Jonathan Vining
Jonathan Vining, head of urban design in the Cardiff office of Tetra Tech from 2011-2022, is a chartered architect, recognised practitioner in urban design and an academician of the Academy of Urbanism. He has experience on a wide range of architectural, landscape, planning and urban design projects since qualifying over thirty years ago, and has led a series of innovative and landmark projects, inlcuding major brownfield redevelopments in Cardiff (The Sand Wharf and Century Wharf) and Bristol (Temple Quay 2), an acclaimed cancer research centre in Cardiff and a dementia care home in Somerset. He has extensive experience relating to historic buildings and the integration of contemporary architecture into sensitive environments, including: the award-winning refurbishment of the grade II-listed Blast Engine House at Dowlais; an interpretive master plan and conversion of existing buildings and new housing at Pymore, Dorset (an industrial heritage site of UK significance); and a master plan for the Slate Quay area of Caernarfon, part of which lies within a World Heritage Site. He has particular expertise relating to mixed-use development, employment sites and development on and around aerodromes, including the master planning of Pencoed Technology Park and Brocastle, Bridgend, a 52 ha zero-carbon employment site. Since 2001, he has led the master planning of Bro Tathan, Vale of Glamorgan for the Welsh Government, culminating in a planning application in 2009 for 117,000 sqm of runway-related development and infrastructure. Jonathan has provided the urban design input to numerous projects including whole-settlement and town-centre regeneration strategies and action plans (Newport, Ammanford, Brecon and Builth Wells), civic enhancement schemes (Port Talbot civic square, Aberafan seafront), public art strategies, the redevelopment of brownfield sites and neighbourhood regeneration schemes. He has led multi-disciplinary teams on the Loudoun Square, Butetown and Cowbridge Road, Cardiff neighbourhood projects, and housing-led master plans for the former Phurnacite Works site, Abercwmboi, the redevelopment of Cefn Coed Hospital, Swansea and Pentre Felindre, Swansea - an exemplar Welsh village for the twenty-first century.

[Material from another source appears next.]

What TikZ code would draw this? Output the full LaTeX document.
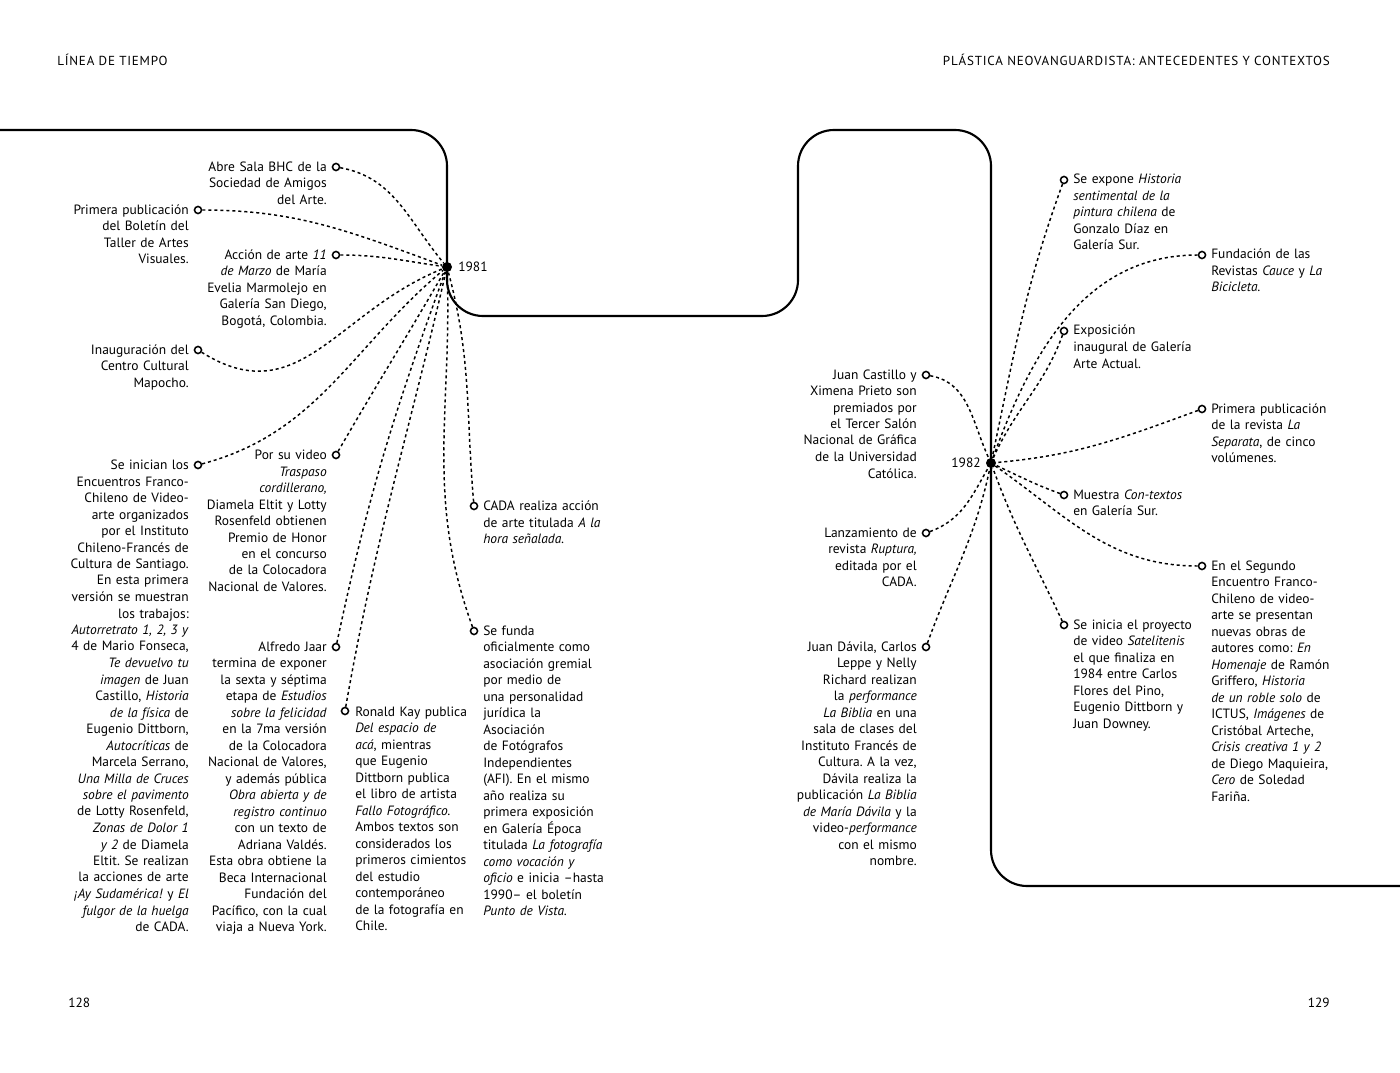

Several of Jonathan's projects have won design awards. He was a finalist in the Birnbeck Island International Architecture Competition in 2007 and his work has been exhibited widely, including at the 'Summer Exhibition' of the Roayl Academy of Arts, London in 1985, the prestigious '40 under Forty' exhibition in London in 1988, and the 'Land Architecture People' exhibitions in Copenhagen and London in 2009-10. He was a visiting critic and regular part-time studio tutor at the Welsh School of Architecture for over thirty years and, from 2004 to 2006, was a visiting fellow in urban design teaching on the newly established urban design master's degree course at Cardiff University. Jonathan has been a trustee of the Dewi-Prys Thomas Trust since 2003 and sub-editor of the Royal Society of Architect in Wales's journal 'Touchstone' since its inception in 1996. He has been a judge for over ten design award schemes, including in 2016 for the most prestigious one in Wales, the Gold Medal for Architecture at the National Eisteddfod of Wales. He was appointed a commissioner of the Royal Commission on the Ancient and Historical Monuments of Wales in April 2019.